REQUIREMENT ->
Return the listing below exactly, with the pictures dropped.
#### RAW DATA
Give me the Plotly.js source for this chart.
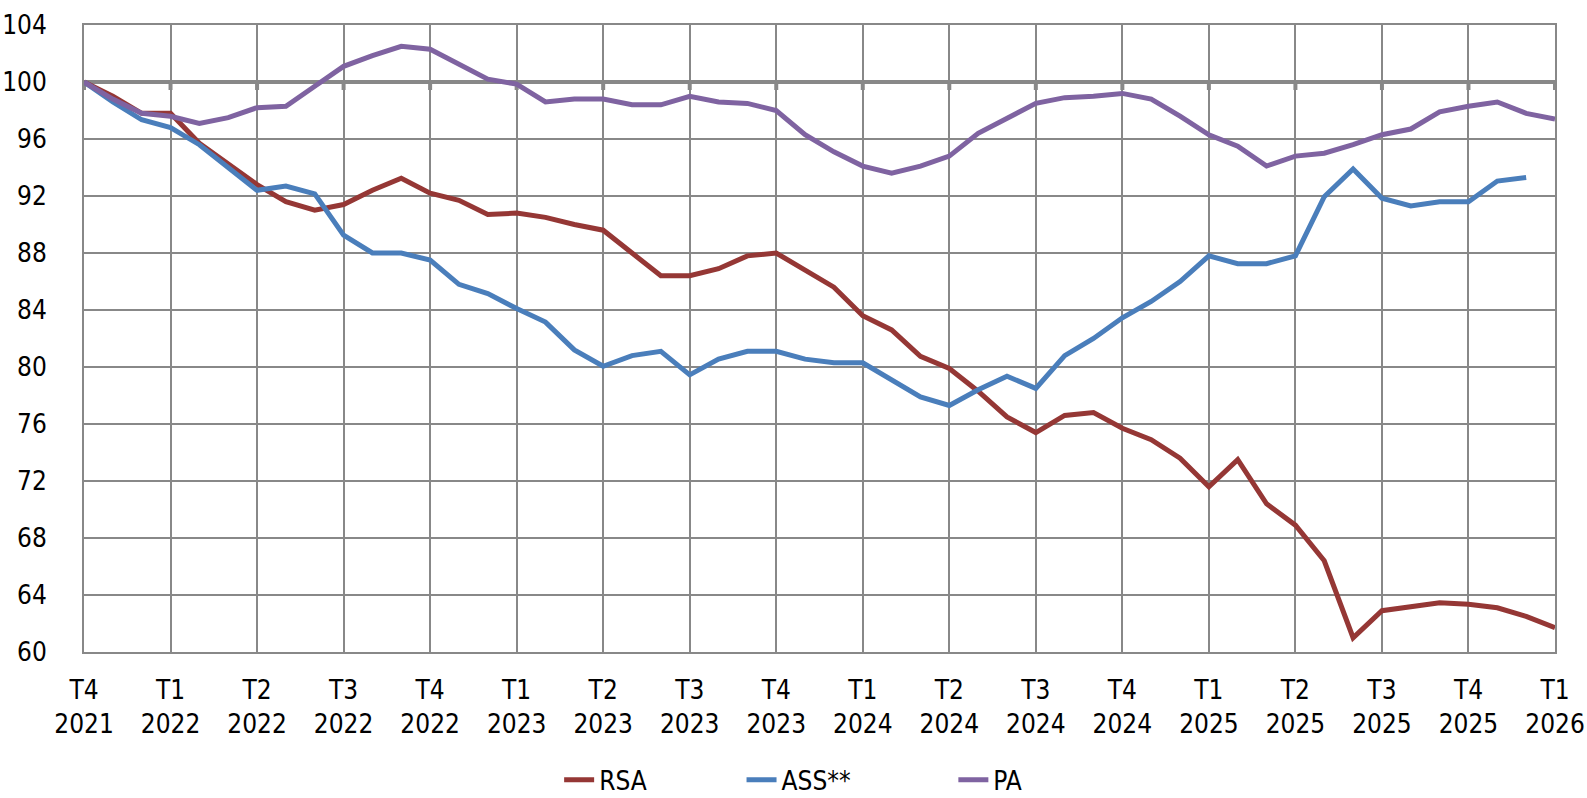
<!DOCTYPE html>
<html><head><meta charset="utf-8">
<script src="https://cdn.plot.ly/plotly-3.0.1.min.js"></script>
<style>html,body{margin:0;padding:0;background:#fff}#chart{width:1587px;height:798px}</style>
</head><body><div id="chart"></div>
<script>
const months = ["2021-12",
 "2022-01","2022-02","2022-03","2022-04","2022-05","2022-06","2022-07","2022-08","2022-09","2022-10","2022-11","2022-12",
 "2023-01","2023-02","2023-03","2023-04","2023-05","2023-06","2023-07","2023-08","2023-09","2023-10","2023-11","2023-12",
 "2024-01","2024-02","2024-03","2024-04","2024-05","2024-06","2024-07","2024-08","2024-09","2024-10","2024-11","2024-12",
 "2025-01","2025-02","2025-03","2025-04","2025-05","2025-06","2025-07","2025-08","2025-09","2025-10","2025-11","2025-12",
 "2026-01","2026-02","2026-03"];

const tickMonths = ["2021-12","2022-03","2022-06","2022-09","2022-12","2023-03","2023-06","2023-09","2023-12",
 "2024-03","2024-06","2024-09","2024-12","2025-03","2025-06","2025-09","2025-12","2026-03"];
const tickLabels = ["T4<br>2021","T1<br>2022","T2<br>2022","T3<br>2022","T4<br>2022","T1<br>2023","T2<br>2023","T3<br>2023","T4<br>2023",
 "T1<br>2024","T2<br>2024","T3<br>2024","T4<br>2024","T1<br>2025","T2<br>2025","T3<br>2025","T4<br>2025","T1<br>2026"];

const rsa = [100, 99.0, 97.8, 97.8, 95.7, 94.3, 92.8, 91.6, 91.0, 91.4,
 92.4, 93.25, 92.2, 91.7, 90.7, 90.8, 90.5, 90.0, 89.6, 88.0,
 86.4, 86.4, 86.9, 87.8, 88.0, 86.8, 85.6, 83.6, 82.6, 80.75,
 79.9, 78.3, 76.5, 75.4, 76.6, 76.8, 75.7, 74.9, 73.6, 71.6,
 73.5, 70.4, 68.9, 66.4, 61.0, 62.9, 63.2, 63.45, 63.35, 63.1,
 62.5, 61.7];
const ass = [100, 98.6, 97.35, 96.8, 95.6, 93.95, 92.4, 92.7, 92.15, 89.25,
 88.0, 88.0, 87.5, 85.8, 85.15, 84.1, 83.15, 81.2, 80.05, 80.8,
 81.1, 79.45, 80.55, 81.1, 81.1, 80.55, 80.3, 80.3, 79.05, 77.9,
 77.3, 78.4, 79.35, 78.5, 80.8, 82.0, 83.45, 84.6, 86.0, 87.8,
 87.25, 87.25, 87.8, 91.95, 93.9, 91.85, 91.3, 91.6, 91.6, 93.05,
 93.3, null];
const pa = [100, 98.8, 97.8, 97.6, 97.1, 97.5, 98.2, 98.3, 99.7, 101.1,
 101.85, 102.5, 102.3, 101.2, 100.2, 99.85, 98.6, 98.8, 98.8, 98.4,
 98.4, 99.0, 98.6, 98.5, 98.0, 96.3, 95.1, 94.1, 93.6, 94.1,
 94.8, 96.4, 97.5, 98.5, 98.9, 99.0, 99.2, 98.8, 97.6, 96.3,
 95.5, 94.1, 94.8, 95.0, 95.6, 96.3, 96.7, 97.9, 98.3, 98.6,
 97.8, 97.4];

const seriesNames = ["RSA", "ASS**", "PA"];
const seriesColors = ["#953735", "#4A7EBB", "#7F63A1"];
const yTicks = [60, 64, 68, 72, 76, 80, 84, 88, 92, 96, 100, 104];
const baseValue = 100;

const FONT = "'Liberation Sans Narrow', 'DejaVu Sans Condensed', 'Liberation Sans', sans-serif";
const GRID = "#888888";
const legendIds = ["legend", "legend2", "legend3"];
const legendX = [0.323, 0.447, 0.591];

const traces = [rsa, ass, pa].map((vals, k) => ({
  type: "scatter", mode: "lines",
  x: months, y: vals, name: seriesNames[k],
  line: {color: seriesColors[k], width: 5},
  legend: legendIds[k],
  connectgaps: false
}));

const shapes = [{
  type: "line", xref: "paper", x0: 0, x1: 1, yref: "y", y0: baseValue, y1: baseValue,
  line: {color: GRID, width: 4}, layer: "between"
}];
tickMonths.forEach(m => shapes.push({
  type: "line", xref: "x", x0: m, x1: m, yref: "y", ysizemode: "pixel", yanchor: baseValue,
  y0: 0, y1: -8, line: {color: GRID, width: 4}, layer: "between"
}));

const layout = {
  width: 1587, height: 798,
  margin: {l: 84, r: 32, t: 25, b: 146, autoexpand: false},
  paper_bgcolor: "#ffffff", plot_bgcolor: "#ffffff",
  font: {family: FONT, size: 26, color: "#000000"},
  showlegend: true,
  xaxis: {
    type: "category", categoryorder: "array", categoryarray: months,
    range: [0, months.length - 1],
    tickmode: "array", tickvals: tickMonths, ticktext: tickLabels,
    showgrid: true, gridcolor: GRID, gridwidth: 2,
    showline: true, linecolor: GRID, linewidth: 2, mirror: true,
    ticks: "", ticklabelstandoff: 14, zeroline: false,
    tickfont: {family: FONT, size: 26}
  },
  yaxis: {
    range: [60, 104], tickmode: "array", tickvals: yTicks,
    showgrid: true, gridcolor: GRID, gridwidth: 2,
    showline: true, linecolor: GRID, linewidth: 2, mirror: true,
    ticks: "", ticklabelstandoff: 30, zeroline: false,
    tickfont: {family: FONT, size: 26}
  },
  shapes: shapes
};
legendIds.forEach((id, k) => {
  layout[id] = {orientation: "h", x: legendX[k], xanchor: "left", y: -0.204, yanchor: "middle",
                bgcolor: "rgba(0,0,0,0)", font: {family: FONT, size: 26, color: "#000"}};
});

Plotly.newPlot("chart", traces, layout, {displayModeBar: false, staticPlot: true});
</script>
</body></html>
########
ANSWER IN FULL ->
Give me the Plotly.js source for this chart.
<!DOCTYPE html>
<html><head><meta charset="utf-8">
<script src="https://cdn.plot.ly/plotly-3.0.1.min.js"></script>
<style>html,body{margin:0;padding:0;background:#fff}#chart{width:1587px;height:798px}</style>
</head><body><div id="chart"></div>
<script>
const months = ["2021-12",
 "2022-01","2022-02","2022-03","2022-04","2022-05","2022-06","2022-07","2022-08","2022-09","2022-10","2022-11","2022-12",
 "2023-01","2023-02","2023-03","2023-04","2023-05","2023-06","2023-07","2023-08","2023-09","2023-10","2023-11","2023-12",
 "2024-01","2024-02","2024-03","2024-04","2024-05","2024-06","2024-07","2024-08","2024-09","2024-10","2024-11","2024-12",
 "2025-01","2025-02","2025-03","2025-04","2025-05","2025-06","2025-07","2025-08","2025-09","2025-10","2025-11","2025-12",
 "2026-01","2026-02","2026-03"];

const tickMonths = ["2021-12","2022-03","2022-06","2022-09","2022-12","2023-03","2023-06","2023-09","2023-12",
 "2024-03","2024-06","2024-09","2024-12","2025-03","2025-06","2025-09","2025-12","2026-03"];
const tickLabels = ["T4<br>2021","T1<br>2022","T2<br>2022","T3<br>2022","T4<br>2022","T1<br>2023","T2<br>2023","T3<br>2023","T4<br>2023",
 "T1<br>2024","T2<br>2024","T3<br>2024","T4<br>2024","T1<br>2025","T2<br>2025","T3<br>2025","T4<br>2025","T1<br>2026"];

const rsa = [100, 99.0, 97.8, 97.8, 95.7, 94.3, 92.8, 91.6, 91.0, 91.4,
 92.4, 93.25, 92.2, 91.7, 90.7, 90.8, 90.5, 90.0, 89.6, 88.0,
 86.4, 86.4, 86.9, 87.8, 88.0, 86.8, 85.6, 83.6, 82.6, 80.75,
 79.9, 78.3, 76.5, 75.4, 76.6, 76.8, 75.7, 74.9, 73.6, 71.6,
 73.5, 70.4, 68.9, 66.4, 61.0, 62.9, 63.2, 63.45, 63.35, 63.1,
 62.5, 61.7];
const ass = [100, 98.6, 97.35, 96.8, 95.6, 93.95, 92.4, 92.7, 92.15, 89.25,
 88.0, 88.0, 87.5, 85.8, 85.15, 84.1, 83.15, 81.2, 80.05, 80.8,
 81.1, 79.45, 80.55, 81.1, 81.1, 80.55, 80.3, 80.3, 79.05, 77.9,
 77.3, 78.4, 79.35, 78.5, 80.8, 82.0, 83.45, 84.6, 86.0, 87.8,
 87.25, 87.25, 87.8, 91.95, 93.9, 91.85, 91.3, 91.6, 91.6, 93.05,
 93.3, null];
const pa = [100, 98.8, 97.8, 97.6, 97.1, 97.5, 98.2, 98.3, 99.7, 101.1,
 101.85, 102.5, 102.3, 101.2, 100.2, 99.85, 98.6, 98.8, 98.8, 98.4,
 98.4, 99.0, 98.6, 98.5, 98.0, 96.3, 95.1, 94.1, 93.6, 94.1,
 94.8, 96.4, 97.5, 98.5, 98.9, 99.0, 99.2, 98.8, 97.6, 96.3,
 95.5, 94.1, 94.8, 95.0, 95.6, 96.3, 96.7, 97.9, 98.3, 98.6,
 97.8, 97.4];

const seriesNames = ["RSA", "ASS**", "PA"];
const seriesColors = ["#953735", "#4A7EBB", "#7F63A1"];
const yTicks = [60, 64, 68, 72, 76, 80, 84, 88, 92, 96, 100, 104];
const baseValue = 100;

const FONT = "'Liberation Sans Narrow', 'DejaVu Sans Condensed', 'Liberation Sans', sans-serif";
const GRID = "#888888";
const legendIds = ["legend", "legend2", "legend3"];
const legendX = [0.323, 0.447, 0.591];

const traces = [rsa, ass, pa].map((vals, k) => ({
  type: "scatter", mode: "lines",
  x: months, y: vals, name: seriesNames[k],
  line: {color: seriesColors[k], width: 5},
  legend: legendIds[k],
  connectgaps: false
}));

const shapes = [{
  type: "line", xref: "paper", x0: 0, x1: 1, yref: "y", y0: baseValue, y1: baseValue,
  line: {color: GRID, width: 4}, layer: "between"
}];
tickMonths.forEach(m => shapes.push({
  type: "line", xref: "x", x0: m, x1: m, yref: "y", ysizemode: "pixel", yanchor: baseValue,
  y0: 0, y1: -8, line: {color: GRID, width: 4}, layer: "between"
}));

const layout = {
  width: 1587, height: 798,
  margin: {l: 84, r: 32, t: 25, b: 146, autoexpand: false},
  paper_bgcolor: "#ffffff", plot_bgcolor: "#ffffff",
  font: {family: FONT, size: 26, color: "#000000"},
  showlegend: true,
  xaxis: {
    type: "category", categoryorder: "array", categoryarray: months,
    range: [0, months.length - 1],
    tickmode: "array", tickvals: tickMonths, ticktext: tickLabels,
    showgrid: true, gridcolor: GRID, gridwidth: 2,
    showline: true, linecolor: GRID, linewidth: 2, mirror: true,
    ticks: "", ticklabelstandoff: 14, zeroline: false,
    tickfont: {family: FONT, size: 26}
  },
  yaxis: {
    range: [60, 104], tickmode: "array", tickvals: yTicks,
    showgrid: true, gridcolor: GRID, gridwidth: 2,
    showline: true, linecolor: GRID, linewidth: 2, mirror: true,
    ticks: "", ticklabelstandoff: 30, zeroline: false,
    tickfont: {family: FONT, size: 26}
  },
  shapes: shapes
};
legendIds.forEach((id, k) => {
  layout[id] = {orientation: "h", x: legendX[k], xanchor: "left", y: -0.204, yanchor: "middle",
                bgcolor: "rgba(0,0,0,0)", font: {family: FONT, size: 26, color: "#000"}};
});

Plotly.newPlot("chart", traces, layout, {displayModeBar: false, staticPlot: true});
</script>
</body></html>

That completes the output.